Of all the dishes Clayton grew up with, Clayton thinks avgolemono soup is the most Greek. It’s the classic flavours of lemon and parsley and the way the egg makes the dish so silky smooth. It’s also because this is his gran’s favourite recipe and one he makes as a birthday gift to her.
- 1 free-range chicken
- 2 bay leaves
- 1 handful marjoram
- 1 handful oregano
- 1 handful parsley
- 2 bulbs garlic, crushed
- 500 ml chicken stock
- ⅓ cup rice
- 2 eggs
- 2 tbsp lemon juice
- shredded chicken meat from the carcass
- sea salt and cracked black pepper
- 3 tbsp parsley, chopped
Oven temperatures are for conventional; if using fan-forced (convection), reduce the temperature by 20˚C. | We use Australian tablespoons and cups: 1 teaspoon equals 5 ml; 1 tablespoon equals 20 ml; 1 cup equals 250 ml. | All herbs are fresh (unless specified) and cups are lightly packed. | All vegetables are medium size and peeled, unless specified. | All eggs are 55-60 g, unless specified.
Place the chicken in a large stockpot and cover with 5 litres of water. Bring to the boil. Add the herbs and garlic.
Reduce heat to low and simmer until the chicken is tender (about 3 hours).
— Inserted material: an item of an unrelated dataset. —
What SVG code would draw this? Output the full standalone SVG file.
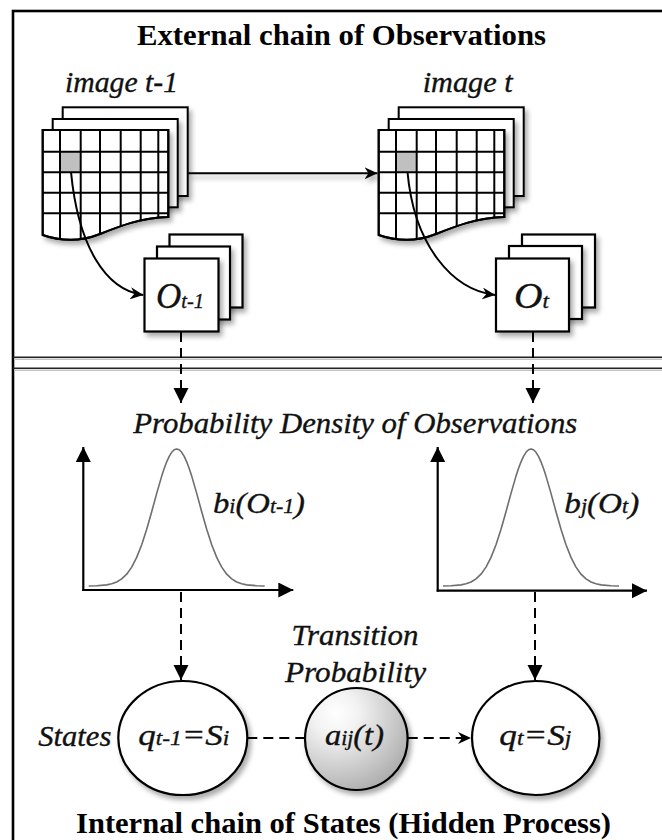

Season to taste.
Transfer 500 ml of the stock to another saucepan. Add the rice and increase heat to high. Bring to the boil, then reduce heat to low and simmer for 15 minutes or until the rice is cooked.
Whisk the eggs in a separate bowl, gradually adding the lemon juice and stirring constantly. Add about a ladleful of stock and gently whisk it into the eggs, followed by another. Return the egg mixture to the pan. Shred some chicken from the stock carcass and add to soup. Cook over low heat until the soup starts to thicken, taking care not to let it boil.
Season with salt and pepper. Garnish with the parsley to serve.